La chasse aux fantômes à l’aide de la science et du scepticisme

Le laboratoire hanté

Le personnel du laboratoire savait que le laboratoire était hanté. L’atmosphère autour de l’endroit était… troublante. Les travailleurs du vieux bâtiment grinçant ont décrit quelque chose qui les regardait par-dessus leurs épaules et qui leur donnait des sueurs froides. Et tôt un matin récent, une femme de ménage est sortie en courant du bâtiment et a donné son préavis après avoir ressenti un sentiment d’effroi et vu une silhouette grise du coin de l’œil.

Mais l’ingénieur Vic Tandy était sceptique.

Pourtant, tard dans la soirée, alors qu’il travaillait seul dans le laboratoire de l’université, la silhouette grise est venue le chercher.

Il était assis à son bureau, en train d’écrire, mais il était de plus en plus mal à l’aise. Il transpirait, mais il y avait un froid dans la pièce… et il avait un sentiment notable de dépression.

Tandy n’était pas seul. Il pouvait sentir que quelqu’un d’autre était dans la pièce, et l’observait.

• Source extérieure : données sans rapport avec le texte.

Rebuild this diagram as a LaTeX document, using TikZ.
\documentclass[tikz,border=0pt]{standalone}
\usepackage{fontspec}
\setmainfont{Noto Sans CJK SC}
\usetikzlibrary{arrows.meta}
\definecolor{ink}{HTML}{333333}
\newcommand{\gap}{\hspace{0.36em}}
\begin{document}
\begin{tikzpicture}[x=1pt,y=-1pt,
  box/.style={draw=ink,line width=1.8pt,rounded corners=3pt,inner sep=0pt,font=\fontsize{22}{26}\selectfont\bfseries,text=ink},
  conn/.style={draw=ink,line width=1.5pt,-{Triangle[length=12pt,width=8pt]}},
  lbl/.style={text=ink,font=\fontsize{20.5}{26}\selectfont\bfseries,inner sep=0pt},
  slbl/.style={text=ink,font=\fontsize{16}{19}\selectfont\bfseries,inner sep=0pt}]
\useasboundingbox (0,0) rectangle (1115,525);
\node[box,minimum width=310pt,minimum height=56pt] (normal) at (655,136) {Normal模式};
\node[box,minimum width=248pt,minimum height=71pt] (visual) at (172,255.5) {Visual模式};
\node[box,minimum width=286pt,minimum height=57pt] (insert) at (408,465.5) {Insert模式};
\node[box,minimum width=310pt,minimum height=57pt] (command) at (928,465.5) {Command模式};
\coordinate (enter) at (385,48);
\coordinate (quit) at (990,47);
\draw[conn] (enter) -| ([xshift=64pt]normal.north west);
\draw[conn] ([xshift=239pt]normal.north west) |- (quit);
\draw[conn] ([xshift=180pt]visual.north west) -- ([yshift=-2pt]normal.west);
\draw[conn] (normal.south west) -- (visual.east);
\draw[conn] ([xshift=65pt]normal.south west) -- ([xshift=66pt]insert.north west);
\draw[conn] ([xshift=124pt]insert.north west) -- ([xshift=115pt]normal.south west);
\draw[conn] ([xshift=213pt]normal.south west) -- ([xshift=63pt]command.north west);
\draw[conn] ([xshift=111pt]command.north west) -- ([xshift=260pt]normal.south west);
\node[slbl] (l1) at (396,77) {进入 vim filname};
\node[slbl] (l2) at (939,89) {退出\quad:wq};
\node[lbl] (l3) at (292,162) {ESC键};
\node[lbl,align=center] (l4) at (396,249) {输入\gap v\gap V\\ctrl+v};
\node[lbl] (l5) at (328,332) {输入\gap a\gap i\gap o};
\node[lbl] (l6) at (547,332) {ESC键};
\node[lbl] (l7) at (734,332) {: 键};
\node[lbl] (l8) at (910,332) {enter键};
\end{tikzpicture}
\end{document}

Les poils de sa nuque se sont hérissés.

Du coin de l’œil, il a vu l’apparition grise. Elle se trouvait entre lui et la porte, alors il a décidé de lui faire face directement. Mais quand il a tourné la tête, elle a disparu.

Terrifié, il est rentré chez lui.

Pourquio voit-on des fantômes ?

Personnellement j’adore les bonnes histoire de fantômes ! Bien sûr, certaines sont probablement des mensonges ou des canulars, mais beaucoup impliquent des expériences qui sont honnêtement difficiles à expliquer.

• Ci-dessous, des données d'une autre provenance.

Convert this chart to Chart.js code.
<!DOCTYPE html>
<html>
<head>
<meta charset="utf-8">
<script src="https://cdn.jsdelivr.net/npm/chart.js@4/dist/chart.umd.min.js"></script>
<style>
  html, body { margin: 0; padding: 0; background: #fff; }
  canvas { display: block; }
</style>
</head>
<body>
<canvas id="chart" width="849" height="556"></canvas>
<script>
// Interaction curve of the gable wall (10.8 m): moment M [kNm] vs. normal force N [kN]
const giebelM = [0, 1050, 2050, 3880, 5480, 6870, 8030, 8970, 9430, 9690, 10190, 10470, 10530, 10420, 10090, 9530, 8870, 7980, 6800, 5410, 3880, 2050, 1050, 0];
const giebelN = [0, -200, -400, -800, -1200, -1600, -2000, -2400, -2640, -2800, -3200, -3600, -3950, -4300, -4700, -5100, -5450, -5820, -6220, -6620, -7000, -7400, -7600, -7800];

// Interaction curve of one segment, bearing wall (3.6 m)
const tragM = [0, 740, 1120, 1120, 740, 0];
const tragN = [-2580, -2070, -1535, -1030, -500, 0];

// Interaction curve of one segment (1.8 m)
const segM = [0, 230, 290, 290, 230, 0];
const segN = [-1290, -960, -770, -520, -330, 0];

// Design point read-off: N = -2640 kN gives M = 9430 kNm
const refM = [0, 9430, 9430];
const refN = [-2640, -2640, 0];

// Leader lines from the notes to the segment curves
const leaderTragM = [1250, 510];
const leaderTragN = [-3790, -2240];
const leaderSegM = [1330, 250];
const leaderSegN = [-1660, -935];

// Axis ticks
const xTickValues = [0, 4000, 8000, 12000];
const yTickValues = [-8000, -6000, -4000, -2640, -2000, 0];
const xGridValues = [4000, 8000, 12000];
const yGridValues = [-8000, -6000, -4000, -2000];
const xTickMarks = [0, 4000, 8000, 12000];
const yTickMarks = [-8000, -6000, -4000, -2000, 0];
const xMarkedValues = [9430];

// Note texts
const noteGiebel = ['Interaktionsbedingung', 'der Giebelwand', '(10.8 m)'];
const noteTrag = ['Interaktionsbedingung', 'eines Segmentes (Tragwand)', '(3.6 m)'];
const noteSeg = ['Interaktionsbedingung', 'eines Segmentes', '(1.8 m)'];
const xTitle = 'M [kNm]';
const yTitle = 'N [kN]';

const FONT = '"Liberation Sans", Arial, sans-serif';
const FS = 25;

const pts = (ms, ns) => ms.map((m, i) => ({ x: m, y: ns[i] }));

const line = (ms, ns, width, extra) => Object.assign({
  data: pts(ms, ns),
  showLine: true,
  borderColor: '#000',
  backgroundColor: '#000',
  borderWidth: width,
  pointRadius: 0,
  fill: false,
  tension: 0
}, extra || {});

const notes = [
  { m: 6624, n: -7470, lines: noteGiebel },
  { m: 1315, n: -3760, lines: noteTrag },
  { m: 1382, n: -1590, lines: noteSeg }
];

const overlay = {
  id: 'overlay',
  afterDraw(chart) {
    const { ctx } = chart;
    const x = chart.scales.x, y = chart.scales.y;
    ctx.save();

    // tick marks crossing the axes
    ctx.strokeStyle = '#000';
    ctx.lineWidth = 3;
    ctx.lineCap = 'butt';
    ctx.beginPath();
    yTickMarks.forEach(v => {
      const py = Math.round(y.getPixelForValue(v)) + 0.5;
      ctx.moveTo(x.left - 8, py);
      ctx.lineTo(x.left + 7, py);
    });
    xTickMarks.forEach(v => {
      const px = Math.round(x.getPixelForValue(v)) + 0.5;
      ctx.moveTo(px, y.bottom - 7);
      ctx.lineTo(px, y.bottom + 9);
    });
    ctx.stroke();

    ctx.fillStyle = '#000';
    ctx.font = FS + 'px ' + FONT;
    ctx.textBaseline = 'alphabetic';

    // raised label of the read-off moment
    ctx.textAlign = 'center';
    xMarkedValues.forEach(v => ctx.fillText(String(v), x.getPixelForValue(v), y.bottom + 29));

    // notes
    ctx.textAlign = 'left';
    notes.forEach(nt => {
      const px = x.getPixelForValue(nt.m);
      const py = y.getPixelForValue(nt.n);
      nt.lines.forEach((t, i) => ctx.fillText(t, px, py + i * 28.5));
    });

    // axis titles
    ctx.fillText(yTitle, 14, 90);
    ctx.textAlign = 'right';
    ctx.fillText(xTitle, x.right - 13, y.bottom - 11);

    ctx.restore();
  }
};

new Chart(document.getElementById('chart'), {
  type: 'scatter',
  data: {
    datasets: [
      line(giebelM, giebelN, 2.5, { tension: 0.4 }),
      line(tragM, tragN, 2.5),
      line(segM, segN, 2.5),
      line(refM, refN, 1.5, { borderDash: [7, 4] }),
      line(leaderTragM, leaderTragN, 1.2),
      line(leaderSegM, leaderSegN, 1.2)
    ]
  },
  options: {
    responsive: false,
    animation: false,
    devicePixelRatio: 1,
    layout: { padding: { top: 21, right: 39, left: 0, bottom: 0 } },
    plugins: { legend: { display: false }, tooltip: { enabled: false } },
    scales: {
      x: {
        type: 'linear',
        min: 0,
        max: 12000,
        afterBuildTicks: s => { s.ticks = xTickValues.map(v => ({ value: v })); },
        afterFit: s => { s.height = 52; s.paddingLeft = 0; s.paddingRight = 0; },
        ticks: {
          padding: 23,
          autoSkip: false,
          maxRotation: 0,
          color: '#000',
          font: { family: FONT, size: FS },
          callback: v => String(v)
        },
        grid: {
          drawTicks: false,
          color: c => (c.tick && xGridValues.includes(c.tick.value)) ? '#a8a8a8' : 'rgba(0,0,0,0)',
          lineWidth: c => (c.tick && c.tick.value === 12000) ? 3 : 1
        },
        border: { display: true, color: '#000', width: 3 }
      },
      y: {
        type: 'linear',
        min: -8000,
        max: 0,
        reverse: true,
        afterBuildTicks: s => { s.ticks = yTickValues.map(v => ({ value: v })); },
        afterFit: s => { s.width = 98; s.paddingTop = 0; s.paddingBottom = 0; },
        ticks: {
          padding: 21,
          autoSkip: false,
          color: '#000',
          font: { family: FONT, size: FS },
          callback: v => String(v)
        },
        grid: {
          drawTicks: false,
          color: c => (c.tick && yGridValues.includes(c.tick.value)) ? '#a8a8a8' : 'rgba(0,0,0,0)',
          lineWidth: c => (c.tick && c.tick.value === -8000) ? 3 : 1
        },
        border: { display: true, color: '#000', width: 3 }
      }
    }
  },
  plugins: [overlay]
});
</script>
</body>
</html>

La question est la suivante : les fantômes sont-ils réels ?

Près de la moitié des Américains croient aux fantômes. Et beaucoup rapportent personnellement avoir senti, vu ou même communiqué avec des spectres. (Moi y compris… j’y reviendrai dans un instant.)

En tant que sceptiques, nous devons être ouverts à toutes les affirmations, y compris celles concernant les fantômes. Mais nous devons également proportionner nos croyances aux preuves. Les fantômes sont une affirmation extraordinaire, et les affirmations extraordinaires nécessitent des preuves extraordinaires.

Explorons donc les preuves de l’existence des fantômes en faisant appel à la science, au scepticisme et à l’esprit critique.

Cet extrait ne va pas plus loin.